On May 19, 2003 he announced that he will resign from in the summer citing a desire to see his new wife more and to work in the private sector.


  • "But assuming the press reports are right, it's a terrible thing to say, and it unfortunate. And that's why -- there was an earlier question about has the President said anything to people in his own party -- they're reminders to all Americans that they need to watch what they say, watch what they do. This is not a time for remarks like that; there never is." --in reponse to Bill Maher[?]'s comment that the September 11 terrorists were not cowards, and "We have been the cowards lobbing cruise missiles from 2,000 miles away. That's cowardly."
  • "Freedom's taste is unquenchable," -- after he was asked about the president's reaction to television coverage of Iraqis dancing, looting and cheering U.S. convoys during the 2003 invasion of Baghdad.

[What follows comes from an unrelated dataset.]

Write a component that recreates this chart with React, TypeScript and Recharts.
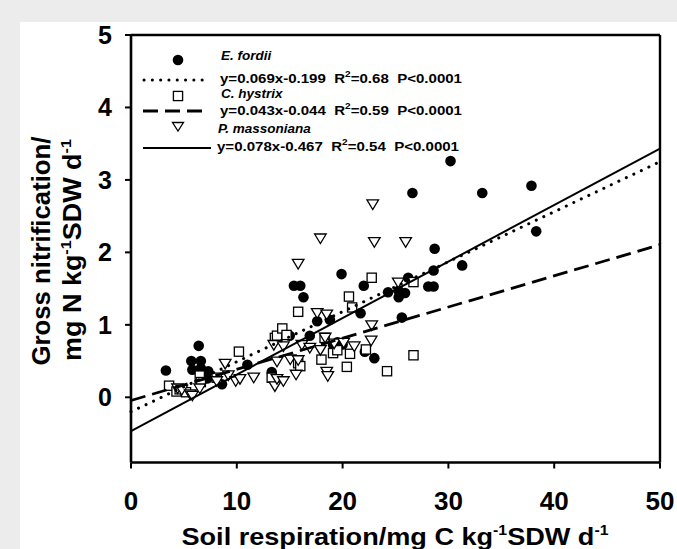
import React from 'react';
import { ScatterChart, Scatter, XAxis, YAxis, ReferenceLine } from 'recharts';

// soil respiration (x) vs gross nitrification (y)
const fordii: [number, number][] = [
  [3.3, 0.37], [5.7, 0.5], [5.8, 0.38], [6.4, 0.71], [6.6, 0.5], [6.6, 0.4],
  [7.2, 0.26], [7.3, 0.36], [8.6, 0.18], [11.0, 0.45], [13.3, 0.35], [15.0, 0.85],
  [15.4, 1.54], [16.0, 1.54], [16.3, 1.38], [16.9, 0.85], [17.6, 1.05], [18.8, 1.07],
  [19.1, 0.72], [19.5, 0.76], [19.9, 1.7], [20.0, 0.73], [21.7, 1.16], [22.0, 1.54],
  [22.1, 0.63], [23.0, 0.54], [24.3, 1.45], [25.3, 1.38], [25.3, 1.47], [25.6, 1.1],
  [25.9, 1.44], [26.2, 1.65], [26.6, 2.82], [28.1, 1.53], [28.6, 1.53], [28.6, 1.75],
  [28.7, 2.05], [30.2, 3.26], [31.3, 1.82], [33.2, 2.82], [37.85, 2.92], [38.3, 2.29],
];

const hystrix: [number, number][] = [
  [3.6, 0.16], [4.3, 0.08], [4.6, 0.11], [5.2, 0.07], [6.5, 0.3], [6.6, 0.21],
  [8.1, 0.27], [10.2, 0.63], [13.3, 0.27], [13.6, 0.82], [13.8, 0.85], [14.3, 0.95],
  [14.7, 0.86], [15.8, 1.18], [15.8, 0.47], [16.0, 0.43], [18.0, 0.52], [18.3, 0.82],
  [19.1, 0.61], [19.5, 0.65], [20.4, 0.42], [20.6, 1.39], [20.7, 0.6], [20.9, 1.24],
  [22.2, 0.66], [22.75, 1.65], [24.2, 0.36], [26.7, 1.59], [26.7, 0.58],
];

const massoniana: [number, number][] = [
  [4.4, 0.12], [4.8, 0.1], [5.6, 0.04], [5.8, 0.02], [6.5, 0.12], [8.1, 0.22],
  [8.9, 0.46], [9.2, 0.3], [9.9, 0.22], [10.3, 0.25], [11.6, 0.27], [13.5, 0.72],
  [13.6, 0.15], [13.8, 0.49], [13.8, 0.25], [14.4, 0.7], [14.4, 0.22], [15.05, 0.52],
  [15.6, 0.31], [15.8, 0.51], [15.8, 1.84], [16.15, 0.72], [16.9, 0.68], [17.6, 1.16],
  [17.9, 0.65], [17.9, 2.19], [18.35, 0.82], [18.5, 1.14], [18.5, 0.35], [18.6, 0.29],
  [19.2, 0.74], [20.1, 0.75], [21.1, 0.7], [22.75, 0.99], [22.7, 0.78], [22.85, 2.66],
  [23.0, 2.14], [25.26, 1.58], [25.96, 2.14],
];

// regression fits as printed in the legend
const fitNames = ['E. fordii', 'C. hystrix', 'P. massoniana'];
const fitSlope = [0.069, 0.043, 0.078];
const fitIntercept = [-0.199, -0.044, -0.467];
const fitEq = ['y=0.069x-0.199', 'y=0.043x-0.044', 'y=0.078x-0.467'];
const fitR2 = ['0.68', '0.59', '0.54'];
const fitP = 'P<0.0001';

const xTicks = [0, 10, 20, 30, 40, 50];
const yTicks = [0, 1, 2, 3, 4, 5];
const xRange: [number, number] = [0, 50];

const toPts = (arr: [number, number][]) => arr.map(([x, y]) => ({ x, y }));
const fitLine = (i: number) =>
  xRange.map(x => ({ x, y: fitSlope[i] * x + fitIntercept[i] }));

const font = 'Arial, "Liberation Sans", sans-serif';

const Dot = (p: any) => <circle cx={p.cx} cy={p.cy} r={5.3} fill="#000" />;
const Square = (p: any) => (
  <rect x={p.cx - 4.6} y={p.cy - 4.6} width={9.2} height={9.2} fill="#fff" stroke="#000" strokeWidth={1.3} />
);
const Tri = (p: any) => (
  <path
    d={`M${p.cx - 5.8},${p.cy - 4.6}L${p.cx + 5.8},${p.cy - 4.6}L${p.cx},${p.cy + 5}Z`}
    fill="#fff"
    stroke="#000"
    strokeWidth={1.3}
  />
);
const NoShape = () => <g />;

const lineStyles = [
  { stroke: '#000', strokeWidth: 3, strokeDasharray: '0.1 8.2', strokeLinecap: 'round' as const },
  { stroke: '#000', strokeWidth: 2.8, strokeDasharray: '15 7' },
  { stroke: '#000', strokeWidth: 2 },
];

const LegendBox = () => {
  const nameY = [60, 98, 133];
  const eqY = [82.5, 115, 151];
  return (
    <svg width={677} height={549} style={{ position: 'absolute', left: 0, top: 0, pointerEvents: 'none' }}>
      <g fontFamily={font} fontWeight="bold" fill="#000">
        {/* markers */}
        <circle cx={178} cy={60} r={5.3} fill="#000" />
        <rect x={173.4} y={91.4} width={9.2} height={9.2} fill="#fff" stroke="#000" strokeWidth={1.3} />
        <path d="M172.5,122.5L183.5,122.5L178,131Z" fill="#fff" stroke="#000" strokeWidth={1.3} />
        {/* line samples */}
        <line x1={144} y1={80} x2={208} y2={80} {...lineStyles[0]} />
        <line x1={143} y1={111} x2={204} y2={111} {...lineStyles[1]} />
        <line x1={143} y1={148} x2={211} y2={148} {...lineStyles[2]} />
        {fitNames.map((n, i) => (
          <text key={n} x={i === 2 ? 218 : 221} y={nameY[i]} fontSize={13.5} fontStyle="italic">
            {n}
          </text>
        ))}
        {fitEq.map((eq, i) => (
          <text
            key={eq}
            x={i === 2 ? 217 : 220}
            y={eqY[i]}
            fontSize={13.5}
            textLength={242}
            lengthAdjust="spacingAndGlyphs"
            xmlSpace="preserve"
            style={{ whiteSpace: 'pre' }}
          >
            {eq + '  R'}
            <tspan fontSize={9} dy={-6}>2</tspan>
            <tspan dy={6}>{'=' + fitR2[i] + '  ' + fitP}</tspan>
          </text>
        ))}
      </g>
      {/* axis titles */}
      <g fontFamily={font} fontWeight="bold" fill="#000">
        <text x={50} y={251} fontSize={25} textAnchor="middle" transform="rotate(-90 50 251)" textLength={229} lengthAdjust="spacingAndGlyphs">
          Gross nitrification/
        </text>
        <text x={81} y={250} fontSize={25} textAnchor="middle" transform="rotate(-90 81 250)" textLength={222} lengthAdjust="spacingAndGlyphs">
          mg N kg<tspan fontSize={15} dy={-10}>-1</tspan>
          <tspan dy={10}>SDW d</tspan>
          <tspan fontSize={15} dy={-10}>-1</tspan>
        </text>
        <text x={395} y={545} fontSize={24} textAnchor="middle" textLength={427} lengthAdjust="spacingAndGlyphs">
          Soil respiration/mg C kg<tspan fontSize={14} dy={-10}>-1</tspan>
          <tspan dy={10}>SDW d</tspan>
          <tspan fontSize={14} dy={-10}>-1</tspan>
        </text>
      </g>
    </svg>
  );
};

const App: React.FC = () => {
  const tickStyle = { fontFamily: font, fontWeight: 'bold', fill: '#000' };
  return (
    <div style={{ position: 'absolute', left: 0, top: 0, width: 677, height: 549, background: '#ececec', overflow: 'hidden' }}>
      <div style={{ position: 'absolute', left: 20, top: 22, right: 0, bottom: 0, background: '#fff' }} />
      <div style={{ position: 'absolute', left: 0, top: 0 }}>
        <ScatterChart width={677} height={549} margin={{ top: 35, right: 17, bottom: 46.5, left: 71 }}>
          <XAxis
            type="number"
            dataKey="x"
            domain={xRange}
            ticks={xTicks}
            height={40}
            tickSize={6}
            tickMargin={23}
            axisLine={{ stroke: '#000', strokeWidth: 2.6 }}
            tickLine={{ stroke: '#000', strokeWidth: 2 }}
            tick={{ ...tickStyle, fontSize: 26 }}
          />
          <YAxis
            type="number"
            dataKey="y"
            domain={[-0.9, 5]}
            ticks={yTicks}
            width={60}
            tickSize={6}
            tickMargin={13}
            axisLine={{ stroke: '#000', strokeWidth: 2.6 }}
            tickLine={{ stroke: '#000', strokeWidth: 2 }}
            tick={{ ...tickStyle, fontSize: 25 }}
          />
          <ReferenceLine y={5} stroke="#000" strokeWidth={2.6} />
          <ReferenceLine x={50} stroke="#000" strokeWidth={2.4} />
          <Scatter data={toPts(fordii)} shape={Dot} isAnimationActive={false} />
          <Scatter data={toPts(hystrix)} shape={Square} isAnimationActive={false} />
          <Scatter data={toPts(massoniana)} shape={Tri} isAnimationActive={false} />
          {fitNames.map((n, i) => (
            <Scatter
              key={n}
              data={fitLine(i)}
              line={lineStyles[i]}
              lineType="joint"
              shape={NoShape}
              isAnimationActive={false}
            />
          ))}
        </ScatterChart>
      </div>
      <LegendBox />
    </div>
  );
};

export default App;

  • "Okay, let me try to share or inform you about where things stand in the fluid situation with the diplomacy. The end is coming into sight, and there are numerous routes to reach that end through the diplomacy the President is pursuing. And the President has said that he seeks a vote, and we seek a vote. There are options, as the Secretary has said. I discussed with you this morning the possibility of the vote coming to a conclusion tomorrow, or it could continue into next week. There are numerous options to achieve in the end the President seeks, which is a diplomatic solution. I cannot predict for you every shape and turn of the road on the way to that end, but this end is coming into sight, and that's why you're seeing some levels of flexibility and discussion of options as it comes into sight." --asked why President Bush had said he wanted a Security Council vote on war with Iraq, and then Colin Powell said that was optional.